A day in the life of...

The young have something no one else has or ever will have. Time.

It's true. We are smart, beautiful and...alcoholic.

Monday, November 5, 2012

"Pour youself a drink, put on some lipstick and pull yourself together"

G isn't sleeping or eating. She's completely and utterly miserable, and probably only making it worse by forcing herself to hang out with mutual friends and seeing her ex-boyfriend constantly. She refuses to give up pub trivia nights she's been attending for years just because her and her boyfriend broke up. It's certainly not helping her get over him. Especially since they both seem to fragile to inform some of their friends that they're actually broken up and some of them even make jokes assuming they are still together. Awkward. She then goes home and cries herself to sleep. A doesn't know what to do.

She tried dragging G out with herself, J, M and L for Halloween because we all love drunken dress-ups. Even better when it comes with live music. A was in zombie gear, bumming cigarettes with no shame whatsoever and trying to chat up guys for G. Unsurprisingly, G was not interested. She didn't even make an appearance in the mosh pit. Too busy worrying about crushing her faiyr wings. L went home early to study, while M kept conversing with randoms about all her new Ikea furniture. In particular an easel she bought that she thinks is super cool and cheap.

J bumped into 'the one' and his surprisingly attractive girlfriend. Okay, perhaps not surprisingly as 'the one' isn't bad-looking, in fact he's quite good-looking and also has an English accent, it's just that he reeks of desperation.

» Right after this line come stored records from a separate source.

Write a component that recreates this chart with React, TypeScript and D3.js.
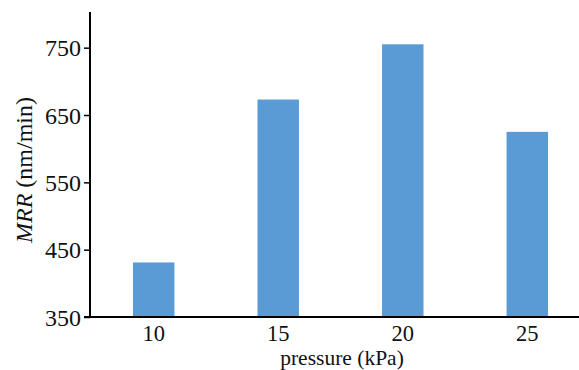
import { useEffect, useRef } from "react";
import * as d3 from "d3";

const pressures = ["10", "15", "20", "25"];
const mrrValues = [431, 673, 755, 625];
const yTicks = [350, 450, 550, 650, 750];

const BAR_COLOR = "#5b9bd5";
const FONT = "'Liberation Serif', 'Times New Roman', serif";

export default function App() {
  const ref = useRef<SVGSVGElement>(null);

  useEffect(() => {
    if (!ref.current) return;
    const svg = d3.select(ref.current);
    svg.selectAll("*").remove();

    const width = 579;
    const height = 370;
    const marginLeft = 90;
    const marginTop = 12;
    const axisY = 317;

    const x = d3.scaleBand()
      .domain(pressures)
      .range([marginLeft, 591])
      .paddingInner(0.667)
      .paddingOuter(0.345);

    const y = d3.scaleLinear()
      .domain([350, 803])
      .range([axisY, marginTop]);

    svg.attr("width", width).attr("height", height)
      .attr("viewBox", [0, 0, width, height]);

    // bars
    svg.append("g")
      .attr("fill", BAR_COLOR)
      .selectAll("rect")
      .data(pressures)
      .join("rect")
        .attr("x", d => x(d)!)
        .attr("width", x.bandwidth())
        .attr("y", (_, i) => y(mrrValues[i]))
        .attr("height", (_, i) => y(350) - y(mrrValues[i]));

    // y axis
    svg.append("g")
      .attr("transform", `translate(${marginLeft},0)`)
      .call(d3.axisLeft(y).tickValues(yTicks).tickSize(6).tickPadding(3).tickFormat(d3.format("d")))
      .call(g => g.select(".domain")
        .attr("d", `M0,${marginTop}V${axisY}`)
        .attr("stroke-width", 2))
      .call(g => g.selectAll(".tick line").attr("stroke-width", 1.5))
      .call(g => g.selectAll(".tick text")
        .attr("font-family", FONT)
        .attr("font-size", 24)
        .attr("fill", "#111")
        .attr("dy", "0.34em"));

    // x axis, no tick marks
    svg.append("g")
      .attr("transform", `translate(0,${axisY})`)
      .call(d3.axisBottom(x).tickSize(0).tickPadding(0))
      .call(g => g.select(".domain")
        .attr("d", `M${marginLeft - 6},0H${width}`)
        .attr("stroke-width", 2))
      .call(g => g.selectAll(".tick text")
        .attr("font-family", FONT)
        .attr("font-size", 22.5)
        .attr("fill", "#111")
        .attr("y", 24)
        .attr("dy", 0));

    // axis titles
    svg.append("text")
      .attr("x", 342)
      .attr("y", 365)
      .attr("text-anchor", "middle")
      .attr("font-family", FONT)
      .attr("font-size", 21.5)
      .attr("fill", "#111")
      .text("pressure (kPa)");

    const yl = svg.append("text")
      .attr("transform", "translate(32,170) rotate(-90)")
      .attr("text-anchor", "middle")
      .attr("font-family", FONT)
      .attr("font-size", 24)
      .attr("fill", "#111");
    yl.append("tspan").attr("font-style", "italic").text("MRR");
    yl.append("tspan").text(" (nm/min)");
  }, []);

  return (
    <svg ref={ref} style={{ position: "absolute", left: 0, top: 0, background: "#fff" }} />
  );
}
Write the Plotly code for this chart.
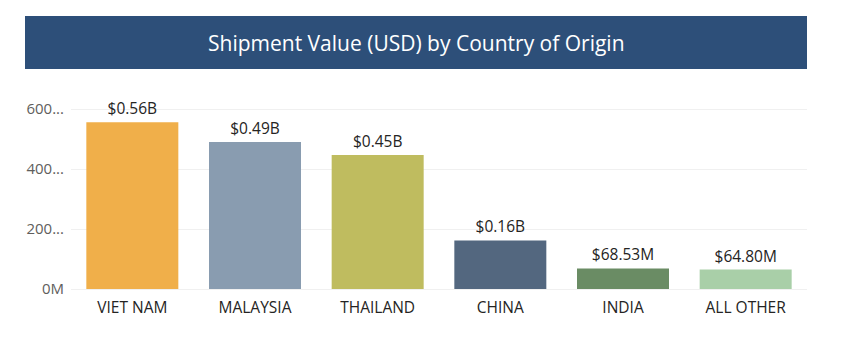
import plotly.graph_objects as go

countries = ["VIET NAM", "MALAYSIA", "THAILAND", "CHINA", "INDIA", "ALL OTHER"]
values_musd = [556, 490, 447, 162, 68.53, 64.80]
labels = ["$0.56B", "$0.49B", "$0.45B", "$0.16B", "$68.53M", "$64.80M"]
colors = ["#F0AF4A", "#899CB0", "#BFBC5F", "#53677F", "#6A8C64", "#A9CFA8"]
tick_vals = [0, 200, 400, 600]
tick_text = ["0M", "200...", "400...", "600..."]

font_family = "Open Sans, Noto Sans, sans-serif"

# page body has an 8px margin; figure coordinates are page coords minus 8
W, H = 833, 343
L, R, T, B = 63, 799, 92, 281
ph = B - T
pw = R - L

fig = go.Figure(go.Bar(
    x=countries, y=values_musd,
    marker=dict(color=colors, line=dict(width=0)),
    text=labels, textposition="outside", cliponaxis=False,
    textfont=dict(color="#252423", size=15.5, family=font_family),
    width=0.75,
))

fig.update_layout(
    width=W, height=H,
    margin=dict(l=L, r=W - R, t=T, b=H - B, pad=0),
    paper_bgcolor="white", plot_bgcolor="white",
    showlegend=False,
    font=dict(family=font_family),
    xaxis=dict(showgrid=False, showline=False, ticks="",
               tickfont=dict(color="#252423", size=15.5),
               ticklabelstandoff=7),
    yaxis=dict(range=[0, 630], tickvals=tick_vals, ticktext=tick_text,
               showgrid=True, gridcolor="#F0F0F0", gridwidth=1,
               zeroline=True, zerolinecolor="#F0F0F0", zerolinewidth=1,
               tickfont=dict(color="#605E5C", size=15), ticks="",
               ticklabelstandoff=6),
    shapes=[dict(type="rect", xref="paper", yref="paper",
                 x0=(17 - L) / pw, x1=1.0,
                 y0=1 + (T - 61) / ph, y1=1 + (T - 8) / ph,
                 fillcolor="#2D4F79", line=dict(width=0), layer="above")],
    annotations=[dict(text="Shipment Value (USD) by Country of Origin",
                      xref="paper", yref="paper",
                      x=(408 - L) / pw, y=1 + (T - 35) / ph,
                      xanchor="center", yanchor="middle", showarrow=False,
                      font=dict(color="white", size=21, family=font_family))],
)

fig.write_html("out.html")
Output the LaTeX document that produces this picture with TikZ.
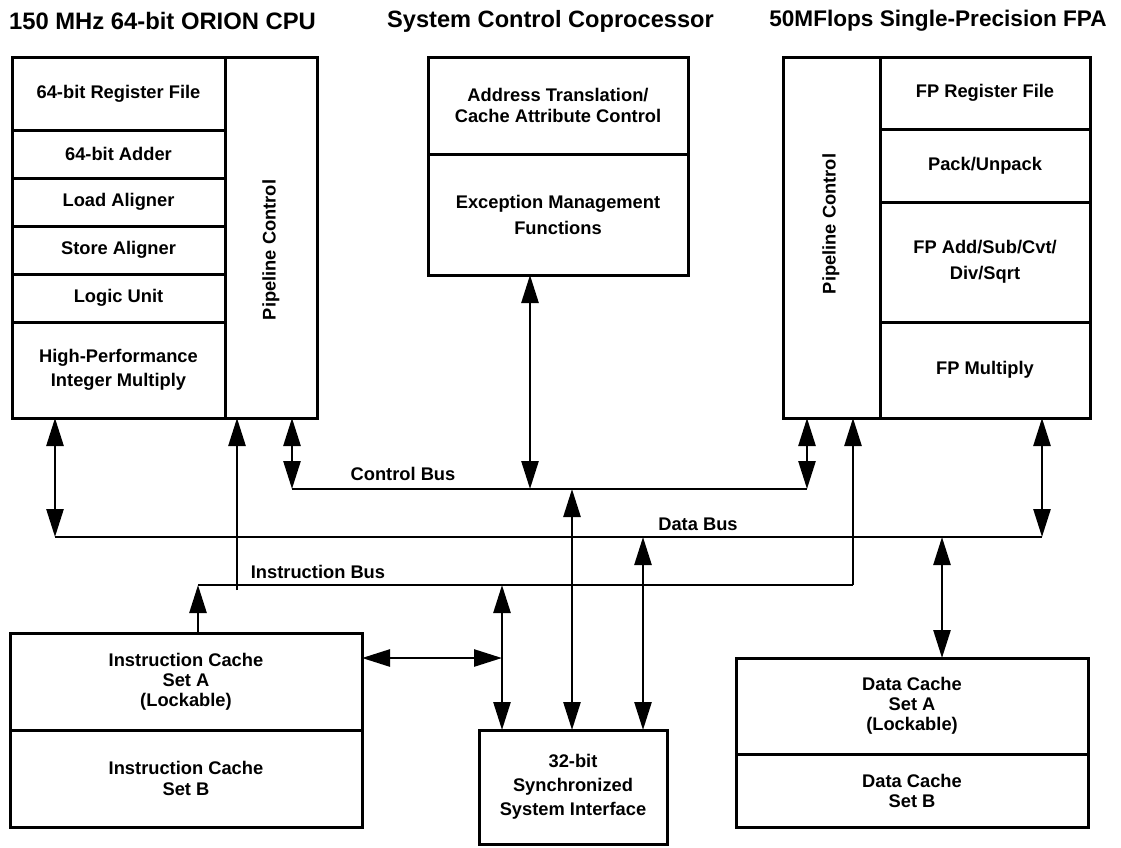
\documentclass[tikz,border=0pt]{standalone}
\usepackage{fontspec}
\setmainfont{Liberation Sans}
\usetikzlibrary{arrows.meta}
\begin{document}
\begin{tikzpicture}[x=1pt,y=-1pt,
  box/.style={draw, line width=3pt, inner sep=0pt, outer sep=0pt, anchor=north west},
  txt/.style={font=\fontsize{18.3}{21}\selectfont\bfseries, align=center, inner sep=0pt},
  ttl/.style={font=\fontsize{#1}{26}\selectfont\bfseries, inner sep=0pt},
  bus/.style={line width=2.6pt},
  tip/.style={line width=2.6pt, -{Triangle[length=28pt,width=17pt]}},
  dtip/.style={line width=2.6pt, {Triangle[length=28pt,width=17pt]}-{Triangle[length=28pt,width=17pt]}},
]
\useasboundingbox (0,0) rectangle (1121,847);

% titles
\node[ttl=23.8] (t1) at (162.5,21) {150 MHz 64-bit ORION CPU};
\node[ttl=23.6] (t2) at (550.5,21) {System Control Coprocessor};
\node[ttl=22.6] (t3) at (938,21) {50MFlops Single-Precision FPA};

% CPU
\node[box, minimum width=305pt, minimum height=361pt] (cpu) at (12,57) {};
\node[box, txt, minimum width=213pt, minimum height=73pt] (creg) at (12,57) {64-bit Register File};
\node[box, txt, minimum width=213pt, minimum height=48pt] (cadd) at (12,130) {64-bit Adder};
\node[box, txt, minimum width=213pt, minimum height=48pt] (cload) at (12,178) {Load Aligner};
\node[box, txt, minimum width=213pt, minimum height=48pt] (cstore) at (12,226) {Store Aligner};
\node[box, txt, minimum width=213pt, minimum height=48pt] (clogic) at (12,274) {Logic Unit};
\node[box, txt, minimum width=213pt, minimum height=96pt, font=\fontsize{18.3}{24}\selectfont\bfseries] (cmul) at (12,322) {High-Performance\\Integer Multiply};
\node[txt, rotate=90] (cpipe) at (271,250) {Pipeline Control};

% System control coprocessor
\node[box, txt, minimum width=260pt, minimum height=97pt, font=\fontsize{18.3}{21}\selectfont\bfseries] (satr) at (428,57) {Address Translation/\\Cache Attribute Control};
\node[box, txt, minimum width=260pt, minimum height=121pt, font=\fontsize{18.3}{26}\selectfont\bfseries] (sexc) at (428,154) {Exception Management\\Functions};

% FPA
\node[box, minimum width=307pt, minimum height=361pt] (fpa) at (783,57) {};
\node[box, txt, minimum width=210pt, minimum height=72pt] (freg) at (880,57) {FP Register File};
\node[box, txt, minimum width=210pt, minimum height=73pt] (fpack) at (880,129) {Pack/Unpack};
\node[box, txt, minimum width=210pt, minimum height=120pt, font=\fontsize{18.3}{26}\selectfont\bfseries] (fadd) at (880,202) {FP Add/Sub/Cvt/\\Div/Sqrt};
\node[box, txt, minimum width=210pt, minimum height=96pt] (fmul) at (880,322) {FP Multiply};
\node[txt, rotate=90] (fpipe) at (831,224) {Pipeline Control};

% caches and interface
\node[box, txt, minimum width=352pt, minimum height=97pt, font=\fontsize{18.3}{20}\selectfont\bfseries] (icA) at (10,633) {Instruction Cache\\Set A\\(Lockable)};
\node[box, txt, minimum width=352pt, minimum height=97pt, font=\fontsize{18.3}{21}\selectfont\bfseries] (icB) at (10,730) {Instruction Cache\\Set B};
\node[box, txt, minimum width=188pt, minimum height=114pt, font=\fontsize{18.3}{24}\selectfont\bfseries] (si) at (479,730) {32-bit\\Synchronized\\System Interface};
\node[box, txt, minimum width=352pt, minimum height=96pt, font=\fontsize{18.3}{20}\selectfont\bfseries] (dcA) at (736,658) {Data Cache\\Set A\\(Lockable)};
\node[box, txt, minimum width=352pt, minimum height=73pt, font=\fontsize{18.3}{20}\selectfont\bfseries] (dcB) at (736,754) {Data Cache\\Set B};

% buses
\coordinate (cbL) at (292,489); \coordinate (cbR) at (807,489);
\coordinate (dbL) at (55,537);  \coordinate (dbR) at (1042,537);
\coordinate (ibL) at (198,585); \coordinate (ibR) at (853,585);
\draw[bus] (cbL) -- (cbR);
\draw[bus] (dbL) -- (dbR);
\draw[bus] (ibL) -- (ibR);
\node[txt] (cbus) at (403,474) {Control Bus};
\node[txt] (dbus) at (698,524) {Data Bus};
\node[txt] (ibus) at (318,572) {Instruction Bus};

% connectors
\coordinate (iext) at (237,590);
\coordinate (sccx) at (530,489);
\coordinate (cs) at (572,489);
\coordinate (ds) at (643,537);
\coordinate (is) at (502,585);
\coordinate (ih) at (502,658);
\coordinate (dd) at (942,537);
\draw[dtip] (cpu.south -| dbL) -- (dbL);
\draw[tip] (iext) -- (cpu.south -| iext);
\draw[dtip] (cpu.south -| cbL) -- (cbL);
\draw[dtip] (sexc.south -| sccx) -- (sccx);
\draw[dtip] (fpa.south -| cbR) -- (cbR);
\draw[tip] (ibR) -- (fpa.south -| ibR);
\draw[dtip] (fpa.south -| dbR) -- (dbR);
\draw[dtip] (cs) -- (si.north -| cs);
\draw[dtip] (ds) -- (si.north -| ds);
\draw[dtip] (is) -- (si.north -| is);
\draw[dtip] (icA.east |- ih) -- (ih);
\draw[tip] (icA.north -| ibL) -- (ibL);
\draw[dtip] (dd) -- (dcA.north -| dd);
\end{tikzpicture}
\end{document}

They were acting all coupley and cuddling in a corner but 'the one' was quick to jump up and hug J and spent so much time chatting to her his new girlfriend went to the bar and was gone for about half an hour. 'the one' didn't even seem to notice until J pointed out she thought his girlfriend had cracked the shits. He went to go find her and they left soon after. J then went to go chat to the hot guitarist who had flicked his pick at her after the set, but it turned out he was the designated driver and was taking the rest of the (wasted) band home. He told J to look him up on facebook but she didn't bother. She considered the whole thing a waste of her cat costume.

The next morning was all about rinsing fake blood (from costumes) and real blood (from jumping off the stage) off our skin and eating kebabs. Except for G, who was just moping around the house. A suggested she go drop by footballer's place but the look G gave her suggested she drop dead. Whatever. Nothing makes an ex jealous like an affair with a footballer.